An0nymiss666 Posted September 8, 2019 Posted September 8, 2019 To me, it sounds like she isn’t interested. I’ve dealt with a few men this year who have acted exactly like this. I know it’s frustrating. Same exact deal - “let’s plan something” “sure, I’d love to” then nothing. Then plans changed, delayed, etc. In some cases we would end up getting together and sometimes they would ditch. Regardless it has never worked out in the end when a man has acted like that, as a woman I can say it sounds really wishy washy but there’s always the possibility it’s too early to tell. I also believe in being upfront and honest, always. What I usually do is find a way to tactfully say (or text, whatever) it’s OK if they aren’t interested in hanging out/going on another date/etc. because I’m unsure of where the situation is going or how to read the other person and I just like honesty. It all depends on the person and flow of conversation though. If you’re truly wondering what is going on, you’re no worse off in my opinion.

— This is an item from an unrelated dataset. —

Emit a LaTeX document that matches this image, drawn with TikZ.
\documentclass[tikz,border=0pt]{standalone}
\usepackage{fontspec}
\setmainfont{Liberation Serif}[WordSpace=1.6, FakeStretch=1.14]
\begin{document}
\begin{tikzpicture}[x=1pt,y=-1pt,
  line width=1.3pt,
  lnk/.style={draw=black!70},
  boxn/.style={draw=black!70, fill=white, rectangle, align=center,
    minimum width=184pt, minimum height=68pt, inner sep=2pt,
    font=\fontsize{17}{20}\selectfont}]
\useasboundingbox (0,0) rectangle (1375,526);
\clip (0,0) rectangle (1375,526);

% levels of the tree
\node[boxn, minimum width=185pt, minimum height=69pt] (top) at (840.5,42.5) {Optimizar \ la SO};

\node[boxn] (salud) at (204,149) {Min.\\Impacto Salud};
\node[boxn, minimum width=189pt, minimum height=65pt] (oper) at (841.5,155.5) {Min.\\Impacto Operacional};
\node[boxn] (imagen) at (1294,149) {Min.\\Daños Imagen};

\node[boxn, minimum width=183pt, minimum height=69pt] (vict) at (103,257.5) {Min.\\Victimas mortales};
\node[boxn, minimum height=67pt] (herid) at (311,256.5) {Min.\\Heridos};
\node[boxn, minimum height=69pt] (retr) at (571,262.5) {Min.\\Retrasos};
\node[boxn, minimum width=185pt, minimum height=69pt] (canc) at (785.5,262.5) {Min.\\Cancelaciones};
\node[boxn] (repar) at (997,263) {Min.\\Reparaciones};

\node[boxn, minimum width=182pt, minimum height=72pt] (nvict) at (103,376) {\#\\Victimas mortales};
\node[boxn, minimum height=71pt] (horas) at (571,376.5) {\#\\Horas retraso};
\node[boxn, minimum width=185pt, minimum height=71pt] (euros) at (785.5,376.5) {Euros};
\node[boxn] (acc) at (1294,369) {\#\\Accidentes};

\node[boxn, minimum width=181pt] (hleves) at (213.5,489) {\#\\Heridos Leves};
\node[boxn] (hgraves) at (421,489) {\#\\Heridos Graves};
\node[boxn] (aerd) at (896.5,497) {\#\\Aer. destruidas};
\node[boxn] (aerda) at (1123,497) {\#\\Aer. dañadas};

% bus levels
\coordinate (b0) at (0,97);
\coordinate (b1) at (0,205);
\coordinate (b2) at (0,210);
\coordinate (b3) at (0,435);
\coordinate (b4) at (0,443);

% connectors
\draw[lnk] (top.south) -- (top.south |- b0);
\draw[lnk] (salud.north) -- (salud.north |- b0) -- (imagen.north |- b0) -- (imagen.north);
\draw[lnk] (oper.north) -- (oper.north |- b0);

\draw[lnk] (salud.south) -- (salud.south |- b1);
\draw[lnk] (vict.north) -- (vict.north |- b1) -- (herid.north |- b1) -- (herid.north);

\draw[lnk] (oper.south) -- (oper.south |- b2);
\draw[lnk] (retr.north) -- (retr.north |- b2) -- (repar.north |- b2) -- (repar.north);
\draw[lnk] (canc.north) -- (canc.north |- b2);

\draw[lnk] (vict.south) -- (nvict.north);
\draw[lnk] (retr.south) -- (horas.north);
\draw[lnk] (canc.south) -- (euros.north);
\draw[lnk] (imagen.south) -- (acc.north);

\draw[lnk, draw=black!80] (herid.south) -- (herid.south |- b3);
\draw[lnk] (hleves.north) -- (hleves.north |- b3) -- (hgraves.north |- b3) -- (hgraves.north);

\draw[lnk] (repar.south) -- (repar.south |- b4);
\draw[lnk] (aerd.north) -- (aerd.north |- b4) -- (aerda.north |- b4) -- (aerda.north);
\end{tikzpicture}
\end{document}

Lotsgoingon Posted September 8, 2019 Posted September 8, 2019 I could say without reading your post that the answer is yes, you are getting the brushoff ... because if you have to ask if you're getting the brushoff, then the answer is yes you are getting the brushoff. But I did read your post ... yes, changing up plans like that ... the repeated silence after you text her ... really disappointing ... let her go ... don't keep going along with her new ideas. She's not sincere. She apparently lacks the guts and integrity to tell you that she's not interested, and you're having to work to decipher what's going on. Forget her and move on.
chillii Posted September 8, 2019 Posted September 8, 2019 Yeah l'd go with that too , l mean how many damn times already you tried and the disappearing and chopping and changing. Don't think she's into it for whatever reason but just hasn't got the nerve to finish it up. At the very least it just doesn't seem to wanna happen , not a good sign alone.
FMW Posted September 8, 2019 Posted September 8, 2019 Don't initiate plans again. Wait and see if she plans something specific with a specific date and time. If she's interested, she'll do that.
smackie9 Posted September 8, 2019 Posted September 8, 2019 You need to walk away from this one. Actions speak louder than words.